On April 6, 1976, the Spirits played the final game in the team's history, losing in the Hampton Roads to the Virginia Squires, 120–116, before 2,448 fans. Mike Green was the game's leading scorer with 25.

==Player statistics==
===Legend===

- GP: Games played
- GS: Games started
- MPG: Minutes per game
- FG%: Field goal percentage
- 3FG%: 3-point field goal percentage
- FT%: Free throw percentage
- RPG: Rebounds per game
- APG: Assists per game
- SPG: Steals per game
- BPG: Blocks per game
- PPG: Points per game

===Season===

| Player | GP | GS | MPG | FG% | 3FG% | FT% | RPG | APG | SPG | BPG | PPG |
|---|---|---|---|---|---|---|---|---|---|---|---|

===ABA Playoffs===
The Spirits of St. Louis would be one of only two ABA teams to complete their regular season to miss the 1976 ABA Playoffs, as well as became the only ABA team that missed the ABA Playoffs that year to survive their entire season and later officially missed out on joining the NBA entirely after missing the 1976 ABA Playoffs in the first place, surviving up to and including the league's playoff period unlike the Virginia Squires.

==Awards and records==
===Awards===
- Marvin Barnes, 1976 ABA All-Star Game
- Ron Boone, 1976 ABA All-Star Game
- Maurice Lucas, 1976 ABA All-Star Game
- M. L. Carr, 1976 ABA All-Rookie Team

===Records===
- On November 9, 1975, the homestanding Spirits faced the San Diego Sails in what turned out to be the final game in Sails franchise history. St. Louis won, 95–92, before only 1,194 fans.
- On November 29, 1975, the visiting Spirits faced the Utah Stars in what turned out to be the final game in Stars history. Utah won, 136–100, before 4,683 fans.
- On March 5, 1976, David Thompson of the Denver Nuggets, against the Spirits, set an ABA record with 21 points in the first quarter. Denver won at home 137–125; attendance was 13,522.
- On March 10, 1976, against the Spirits, the New York Nets' Jim Eakins had his consecutive game streak ended at 490. St. Louis won at home, 99–95, before 7,702 fans.

==Transactions==
===Trades===
- Moses Malone, Ron Boone, Randy Denton and Steve Green purchased from the Utah Stars, December 2, 1975
- Gus Gerard sold to the Denver Nuggets, December 18, 1975
- Rod Thorn, with a 20–27 record, replaced as head coach by Joe Mullaney
- Maurice Lucas traded to the Kentucky Colonels for Caldwell Jones, December 17, 1975

==Legacy and Aftermath==
In May 1976, due to attendance problems in St. Louis and with the ABA-NBA merger pending, the Spirits announced that they were going to move to Salt Lake City, Utah, to play as the Utah Rockies when a lease agreement for the Salt Palace was first arranged for them. This followed an attempted merger of the Spirits and the Utah Stars franchise during the 1975–76 season, a merger that, had it occurred, contemplated the team leaving St. Louis for Utah to likely be a part of the longer-lasting and more successful Stars franchise. In another effort to be included in the ABA-NBA merger, the Silna brothers proposed selling the Spirits to a Utah group, buying the Kentucky Colonels franchise from John Y. Brown, Jr. (who had met his wits ends with the Colonels and their hopes on them joining the NBA by that point in time), and moving the Colonels to Buffalo to replace the Buffalo Braves, who were then planning to move to Hollywood, Florida. A third effort on the Silna brothers' end to have them join the NBA had them propose that they move the Spirits to Hartford, Connecticut (who were home to the New England Whalers WHA franchise at the time) instead, but that was also rejected due to the Boston Celtics being adamant on another franchise encroaching upon nearby territory of theirs that they promote their games under.
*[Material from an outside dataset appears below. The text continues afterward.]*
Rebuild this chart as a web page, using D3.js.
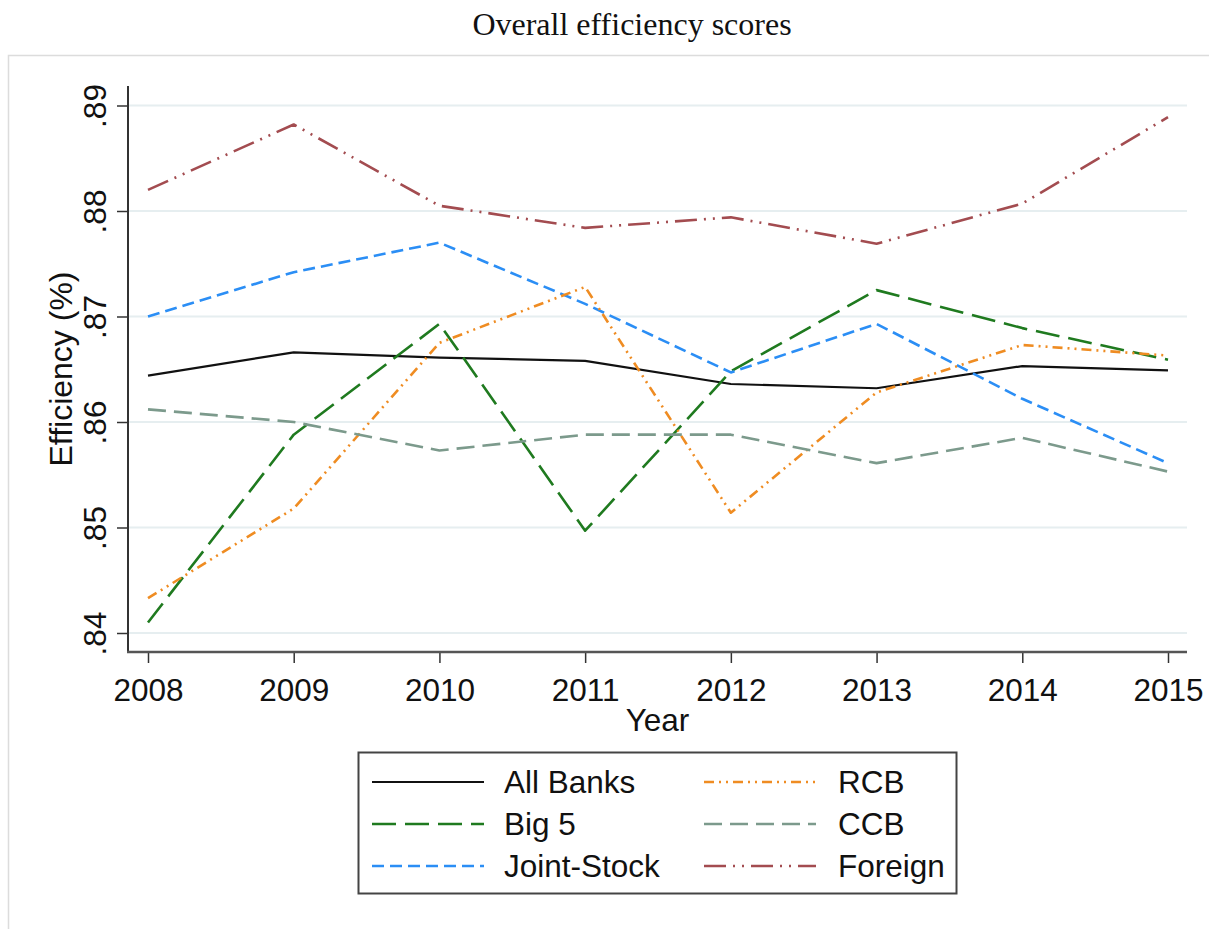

The Spirits were not included in the ABA-NBA merger, but the Silna brothers nonetheless managed to turn it into one of the greatest deals in the history of professional sports. In June 1976 the ABA owners agreed, in return for the Spirits of St. Louis ceasing operations, to pay the St. Louis owners $2.2 million in cash up front in addition to a 1/7 share of the four remaining teams' television revenues in perpetuity. As the NBA's popularity exploded in 1980s and 1990s, the league's television rights were sold to CBS and then NBC, and additional deals were struck with the TNT and TBS cable networks; league television revenue soared into the hundreds of millions of dollars. Over the past 25 years, the Silnas have collected approximately $100 million from the NBA, despite the fact that the Spirits never played an NBA game. The Silnas continue to receive checks from the NBA on a yearly basis, representing a 4/7 share of the television money that would normally go to any NBA franchise, or roughly two percent of the entire league's TV money. Thanks to their deal during the ABA-NBA merger the Silnas made millions through 1980s and at least $4.4 million per year through 1990s. From 1999 through 2002 the deal netted the Spirits' owners at least $12.53 million per year; from 2003 to 2006 their take was at least $15.6 million per year. The two Silna brothers each get 45% of that television revenue per year and their attorney during the merger negotiations, Donald Schupak, receives 10%. They credit their terrific deal to planning they had done ahead of the merger for the recently defunct Virginia Squires franchise's owners; the Silnas had expected the Spirits and Colonels to enter the NBA while the ailing Squires to be left out entirely before the Squires folded operations a month before the actual merger talks began, and the Silnas thought up the television revenue deal as a way to treat the Squires' owners fairly if the Squires did not join the NBA with the other ABA teams at the time.

===ABA Dispersal Draft===
The ABA–NBA merger terms included the St. Louis (and Kentucky) players being put into a special dispersal draft. Marvin Barnes went to the Detroit Pistons for $500,000, Moses Malone went to the Portland Trail Blazers for $300,000, Ron Boone went to the Kansas City Kings for $250,000, Randy Denton went to the New York Knicks for $50,000 and Mike Barr also went to the Kansas City, for $15,000.

The folding of the Spirits franchise dissolved a basketball team, whose former players had notable NBA careers. Twelve players from the final two Spirits of St. Louis rosters (1974–76) played in the NBA during the 1976–77 season or later, with nine of them becoming starters on NBA teams that season. The deal secured by the Silna brothers later became notable for its financial impact.